M. Drucker : C'est la mise en scène de deux hommes cultivés. Vous rendez sympathique le Von Choltitz que vous incarnez.

N. Arestrup : Que faire d'autre? C'est un être humain. La barbarie et la violence sont en chacun d'entre nous. C'est une question de circonstances et d'évolution de vie. Ce qu'il y a de terrible, et ce que nous avons essayé de montrer, c'est que ce sont des hommes avec leurs doutes, leurs inquiétudes, leurs amours, leurs tendresses. C'est delà que naît la monstruosité. On peut peut-être en regardant cela se dire que c'est terrible, car cet homme me ressemble.
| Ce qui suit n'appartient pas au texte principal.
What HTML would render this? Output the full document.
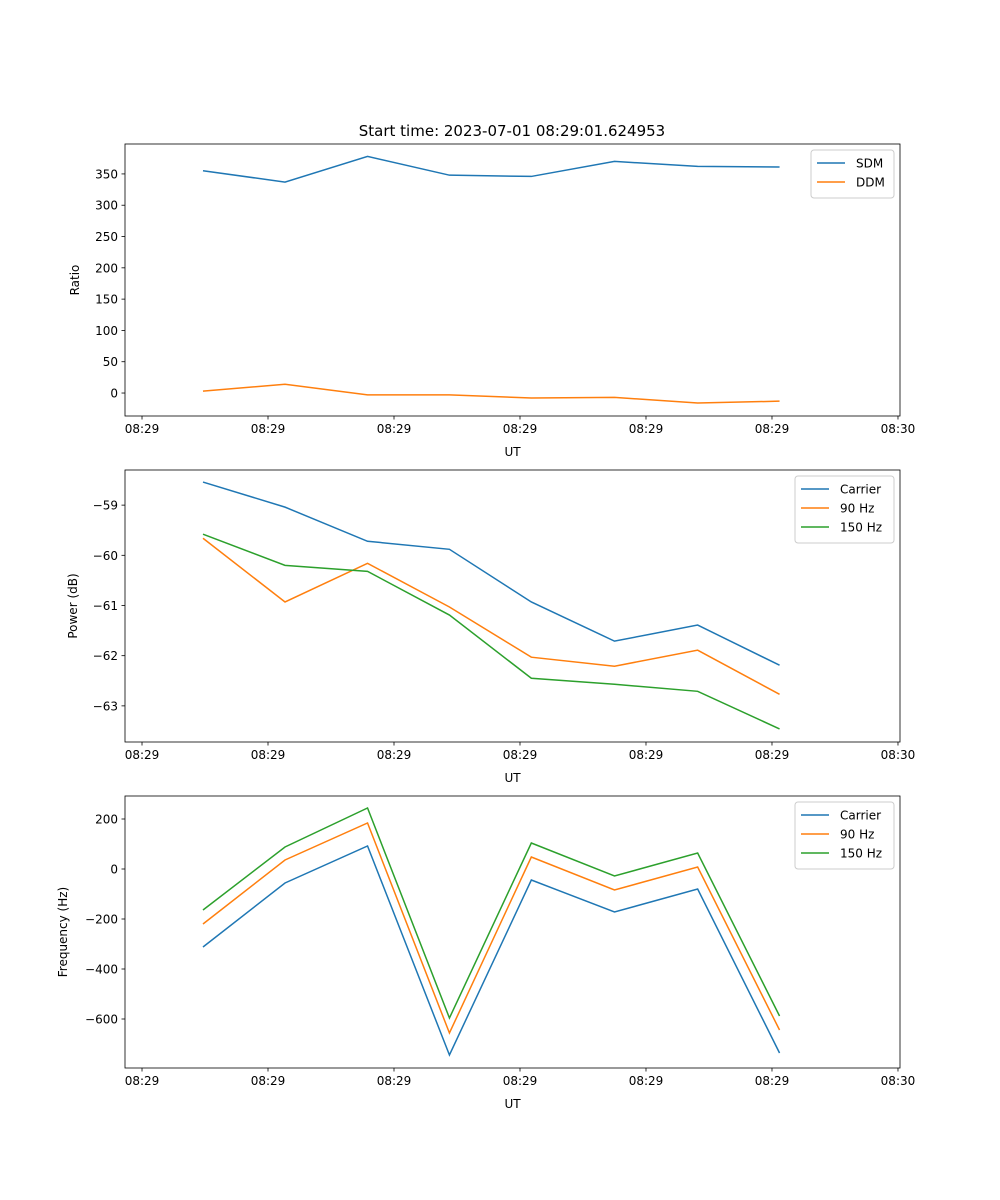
<!DOCTYPE html>
<html><head><meta charset="utf-8">
<style>
body{margin:0;background:#fff;}
svg{display:block;font-family:"DejaVu Sans","Liberation Sans",sans-serif;}
</style></head>
<body>
<svg id="fig" width="1000" height="1200" viewBox="0 0 1000 1200" xmlns="http://www.w3.org/2000/svg">
<rect width="1000" height="1200" fill="#fff"/>
<text x="512" y="136" font-size="15" text-anchor="middle">Start time: 2023-07-01 08:29:01.624953</text>
</svg>
<script>
// time offsets in seconds after 08:29:00
const times = [4.84, 11.35, 17.9, 24.4, 30.9, 37.5, 44.1, 50.6];
const xTickSecs = [0, 10, 20, 30, 40, 50, 60];
const xTickLabels = ["08:29","08:29","08:29","08:29","08:29","08:29","08:30"];
const sdm = [355, 337, 378, 348, 346, 370, 362, 361];
const ddm = [3, 14, -3, -3, -8, -7, -16, -13];
const pwrCarrier = [-58.54, -59.04, -59.72, -59.88, -60.93, -61.71, -61.39, -62.19];
const pwr90 = [-59.66, -60.93, -60.16, -61.03, -62.03, -62.21, -61.89, -62.77];
const pwr150 = [-59.58, -60.20, -60.32, -61.19, -62.45, -62.57, -62.71, -63.46];
const frqCarrier = [-312, -56, 92, -744, -44, -172, -80, -736];
const frq90 = [-220, 36, 184, -656, 48, -84, 8, -644];
const frq150 = [-164, 88, 244, -596, 104, -28, 64, -588];
const ticks1 = [0, 50, 100, 150, 200, 250, 300, 350];
const ticks2 = [-63, -62, -61, -60, -59];
const ticks3 = [-600, -400, -200, 0, 200];

const NS = "http://www.w3.org/2000/svg";
const svg = document.getElementById("fig");
const L = 125, R = 900;
const xmin = -1.35, xmax = 60.16;
const xs = t => L + (t - xmin) / (xmax - xmin) * (R - L);
function mk(tag, attrs, parent) {
  const e = document.createElementNS(NS, tag);
  for (const k in attrs) e.setAttribute(k, attrs[k]);
  (parent || svg).appendChild(e);
  return e;
}
const C = ["#1f77b4", "#ff7f0e", "#2ca02c"];

function panel(name, top, bot, ymin, ymax, yticks, ylabel, series, names, legW) {
  const g = mk("g", {});
  
  
  const ys = v => bot - (v - ymin) / (ymax - ymin) * (bot - top);
  // series
  series.forEach((s, i) => {
    const p = mk("polyline", {points: s.map((v, j) => xs(times[j]) + "," + ys(v)).join(" "), fill: "none", stroke: C[i], "stroke-width": 1.5}, g);
    
    
  });
  // frame
  const f = mk("rect", {x: L, y: top, width: R - L, height: bot - top, fill: "none", stroke: "#000", "stroke-width": 0.8}, g);
  
  
  // x ticks
  xTickSecs.forEach((t, i) => {
    const x = xs(t);
    mk("line", {x1: x, x2: x, y1: bot, y2: bot + 3.5, stroke: "#000", "stroke-width": 0.8}, g);
    const tx = mk("text", {x: x, y: bot + 17, "font-size": 12, "text-anchor": "middle"}, g);
    
    
    tx.textContent = xTickLabels[i];
  });
  const xl = mk("text", {x: (L + R) / 2, y: bot + 40, "font-size": 12, "text-anchor": "middle"}, g);
  
  
  xl.textContent = "UT";
  // y ticks
  yticks.forEach(v => {
    const y = ys(v);
    mk("line", {x1: L - 3.5, x2: L, y1: y, y2: y, stroke: "#000", "stroke-width": 0.8}, g);
    const tx = mk("text", {x: L - 7, y: y + 4.5, "font-size": 12, "text-anchor": "end"}, g);
    
    
    tx.textContent = v < 0 ? "\u2212" + Math.abs(v) : String(v);
  });
  const yx = name === "frequency-panel" ? 67 : (name === "power-panel" ? 77 : 79);
  const yl = mk("text", {x: yx, y: (top + bot) / 2, "font-size": 12, "text-anchor": "middle", transform: `rotate(-90 ${yx} ${(top + bot) / 2})`}, g);
  
  
  yl.textContent = ylabel;
  // legend
  const lx = R - 6 - legW, ly = top + 6, lh = 10 + names.length * 19;
  const lg = mk("g", {}, g);
  
  
  mk("rect", {x: lx, y: ly, width: legW, height: lh, rx: 3, fill: "#fff", "fill-opacity": 0.8, stroke: "#ccc"}, lg);
  names.forEach((n, i) => {
    const yy = ly + 13 + i * 19;
    mk("line", {x1: lx + 6, x2: lx + 34, y1: yy, y2: yy, stroke: C[i], "stroke-width": 1.5}, lg);
    const t = mk("text", {x: lx + 45, y: yy + 4.5, "font-size": 12}, lg);
    
    
    t.textContent = n;
  });
}
panel("ratio-panel", 144, 416, -36.7, 397.8, ticks1, "Ratio", [sdm, ddm], ["SDM", "DDM"], 83);
panel("power-panel", 470, 742, -63.72, -58.30, ticks2, "Power (dB)", [pwrCarrier, pwr90, pwr150], ["Carrier", "90 Hz", "150 Hz"], 99);
panel("frequency-panel", 796, 1068, -796, 292, ticks3, "Frequency (Hz)", [frqCarrier, frq90, frq150], ["Carrier", "90 Hz", "150 Hz"], 99);
</script>
</body></html>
A. Dussollier : Il n'y a pas un bon et un méchant. Ils ont tour à tour un argument recevable. Il y a non seulement les arguments mais aussi la faiblesse physique de Von Choltitz.

M. Drucker : Merci à tous les deux d'être venus nous présenter "Diplomatie". Félicitations Niels Arestrup pour votre César du meilleur acteur dans un second rôle, pour "Quai d'Orsay". Vous êtes heureux.

N. Arestrup : Oui, bien sûr.

M. Drucker : Vous êtes le seul acteur français à avoir obtenu trois César pour le meilleur second rôle. C'est un record! Merci beaucoup.